**WHAT YOU WILL DO**: Reproduce every line of the listing as written, apart from the pictures.

**DATA BLOCK**:
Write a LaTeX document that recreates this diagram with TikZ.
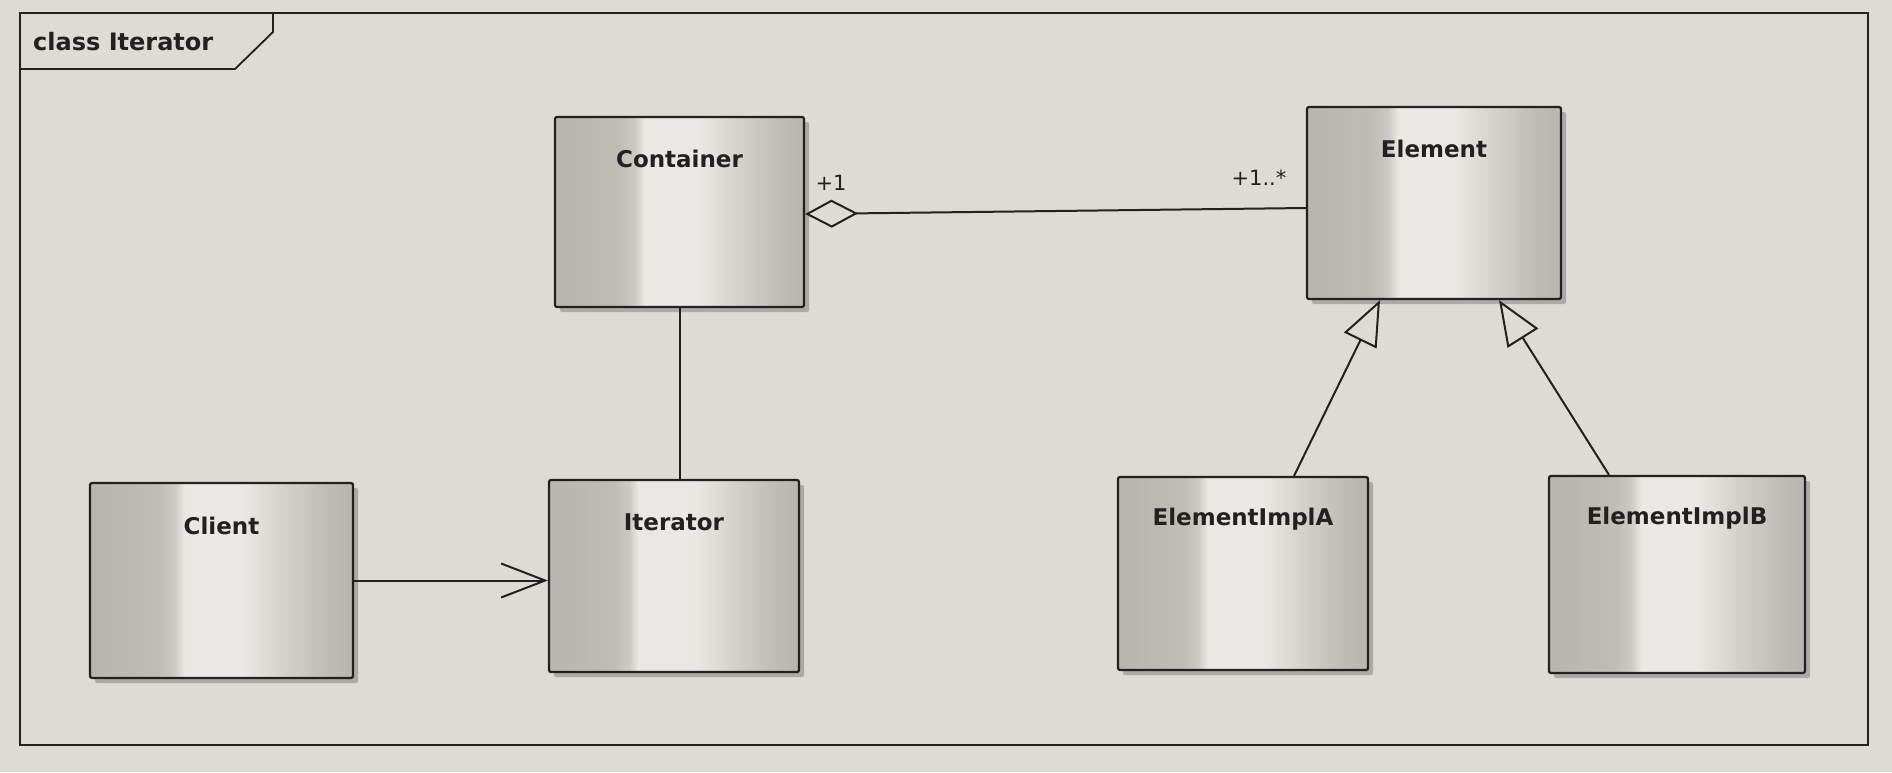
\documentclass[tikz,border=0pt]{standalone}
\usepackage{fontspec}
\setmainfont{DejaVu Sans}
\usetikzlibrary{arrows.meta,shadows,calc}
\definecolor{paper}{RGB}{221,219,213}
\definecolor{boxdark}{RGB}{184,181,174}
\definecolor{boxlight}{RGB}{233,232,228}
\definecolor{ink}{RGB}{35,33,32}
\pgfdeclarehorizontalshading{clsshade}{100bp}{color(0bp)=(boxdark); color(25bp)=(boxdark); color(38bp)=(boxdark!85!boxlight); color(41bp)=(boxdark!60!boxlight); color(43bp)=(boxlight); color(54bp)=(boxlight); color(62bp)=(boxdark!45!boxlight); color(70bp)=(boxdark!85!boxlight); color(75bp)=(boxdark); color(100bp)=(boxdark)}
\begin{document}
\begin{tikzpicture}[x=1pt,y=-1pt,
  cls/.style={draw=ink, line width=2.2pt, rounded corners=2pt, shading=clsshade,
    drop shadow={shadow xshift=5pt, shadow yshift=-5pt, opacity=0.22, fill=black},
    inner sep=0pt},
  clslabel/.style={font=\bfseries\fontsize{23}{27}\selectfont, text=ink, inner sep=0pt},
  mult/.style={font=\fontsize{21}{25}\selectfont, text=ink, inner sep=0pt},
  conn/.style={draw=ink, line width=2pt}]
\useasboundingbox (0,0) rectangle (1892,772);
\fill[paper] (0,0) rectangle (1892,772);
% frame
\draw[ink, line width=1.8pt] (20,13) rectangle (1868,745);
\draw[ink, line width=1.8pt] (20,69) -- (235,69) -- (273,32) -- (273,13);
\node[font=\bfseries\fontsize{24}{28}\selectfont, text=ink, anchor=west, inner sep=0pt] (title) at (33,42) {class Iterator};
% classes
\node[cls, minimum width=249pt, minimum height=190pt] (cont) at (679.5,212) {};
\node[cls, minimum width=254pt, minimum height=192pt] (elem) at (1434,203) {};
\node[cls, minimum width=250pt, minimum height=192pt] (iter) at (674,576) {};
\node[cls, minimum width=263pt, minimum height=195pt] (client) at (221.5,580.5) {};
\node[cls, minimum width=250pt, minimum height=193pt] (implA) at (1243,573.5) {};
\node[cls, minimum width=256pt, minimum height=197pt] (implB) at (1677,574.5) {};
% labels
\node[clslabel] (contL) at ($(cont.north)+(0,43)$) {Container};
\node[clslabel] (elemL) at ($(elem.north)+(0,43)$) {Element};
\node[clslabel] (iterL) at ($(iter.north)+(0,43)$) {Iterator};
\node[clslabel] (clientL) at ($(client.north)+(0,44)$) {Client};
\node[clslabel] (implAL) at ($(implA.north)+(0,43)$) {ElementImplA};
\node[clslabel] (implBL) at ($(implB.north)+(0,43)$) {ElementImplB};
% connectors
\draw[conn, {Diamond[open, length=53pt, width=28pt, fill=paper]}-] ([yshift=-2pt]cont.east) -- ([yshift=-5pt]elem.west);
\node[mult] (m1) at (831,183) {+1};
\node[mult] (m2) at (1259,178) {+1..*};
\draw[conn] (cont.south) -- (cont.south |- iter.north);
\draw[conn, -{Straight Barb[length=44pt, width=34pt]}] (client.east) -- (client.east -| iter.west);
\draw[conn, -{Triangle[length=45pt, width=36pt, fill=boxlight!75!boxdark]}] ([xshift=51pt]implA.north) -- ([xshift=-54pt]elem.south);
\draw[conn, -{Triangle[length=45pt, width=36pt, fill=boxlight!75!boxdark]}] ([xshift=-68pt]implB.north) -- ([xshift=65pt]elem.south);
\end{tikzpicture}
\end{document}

**REPLY TO THE TASK**:
Write a LaTeX document that recreates this diagram with TikZ.
\documentclass[tikz,border=0pt]{standalone}
\usepackage{fontspec}
\setmainfont{DejaVu Sans}
\usetikzlibrary{arrows.meta,shadows,calc}
\definecolor{paper}{RGB}{221,219,213}
\definecolor{boxdark}{RGB}{184,181,174}
\definecolor{boxlight}{RGB}{233,232,228}
\definecolor{ink}{RGB}{35,33,32}
\pgfdeclarehorizontalshading{clsshade}{100bp}{color(0bp)=(boxdark); color(25bp)=(boxdark); color(38bp)=(boxdark!85!boxlight); color(41bp)=(boxdark!60!boxlight); color(43bp)=(boxlight); color(54bp)=(boxlight); color(62bp)=(boxdark!45!boxlight); color(70bp)=(boxdark!85!boxlight); color(75bp)=(boxdark); color(100bp)=(boxdark)}
\begin{document}
\begin{tikzpicture}[x=1pt,y=-1pt,
  cls/.style={draw=ink, line width=2.2pt, rounded corners=2pt, shading=clsshade,
    drop shadow={shadow xshift=5pt, shadow yshift=-5pt, opacity=0.22, fill=black},
    inner sep=0pt},
  clslabel/.style={font=\bfseries\fontsize{23}{27}\selectfont, text=ink, inner sep=0pt},
  mult/.style={font=\fontsize{21}{25}\selectfont, text=ink, inner sep=0pt},
  conn/.style={draw=ink, line width=2pt}]
\useasboundingbox (0,0) rectangle (1892,772);
\fill[paper] (0,0) rectangle (1892,772);
% frame
\draw[ink, line width=1.8pt] (20,13) rectangle (1868,745);
\draw[ink, line width=1.8pt] (20,69) -- (235,69) -- (273,32) -- (273,13);
\node[font=\bfseries\fontsize{24}{28}\selectfont, text=ink, anchor=west, inner sep=0pt] (title) at (33,42) {class Iterator};
% classes
\node[cls, minimum width=249pt, minimum height=190pt] (cont) at (679.5,212) {};
\node[cls, minimum width=254pt, minimum height=192pt] (elem) at (1434,203) {};
\node[cls, minimum width=250pt, minimum height=192pt] (iter) at (674,576) {};
\node[cls, minimum width=263pt, minimum height=195pt] (client) at (221.5,580.5) {};
\node[cls, minimum width=250pt, minimum height=193pt] (implA) at (1243,573.5) {};
\node[cls, minimum width=256pt, minimum height=197pt] (implB) at (1677,574.5) {};
% labels
\node[clslabel] (contL) at ($(cont.north)+(0,43)$) {Container};
\node[clslabel] (elemL) at ($(elem.north)+(0,43)$) {Element};
\node[clslabel] (iterL) at ($(iter.north)+(0,43)$) {Iterator};
\node[clslabel] (clientL) at ($(client.north)+(0,44)$) {Client};
\node[clslabel] (implAL) at ($(implA.north)+(0,43)$) {ElementImplA};
\node[clslabel] (implBL) at ($(implB.north)+(0,43)$) {ElementImplB};
% connectors
\draw[conn, {Diamond[open, length=53pt, width=28pt, fill=paper]}-] ([yshift=-2pt]cont.east) -- ([yshift=-5pt]elem.west);
\node[mult] (m1) at (831,183) {+1};
\node[mult] (m2) at (1259,178) {+1..*};
\draw[conn] (cont.south) -- (cont.south |- iter.north);
\draw[conn, -{Straight Barb[length=44pt, width=34pt]}] (client.east) -- (client.east -| iter.west);
\draw[conn, -{Triangle[length=45pt, width=36pt, fill=boxlight!75!boxdark]}] ([xshift=51pt]implA.north) -- ([xshift=-54pt]elem.south);
\draw[conn, -{Triangle[length=45pt, width=36pt, fill=boxlight!75!boxdark]}] ([xshift=-68pt]implB.north) -- ([xshift=65pt]elem.south);
\end{tikzpicture}
\end{document}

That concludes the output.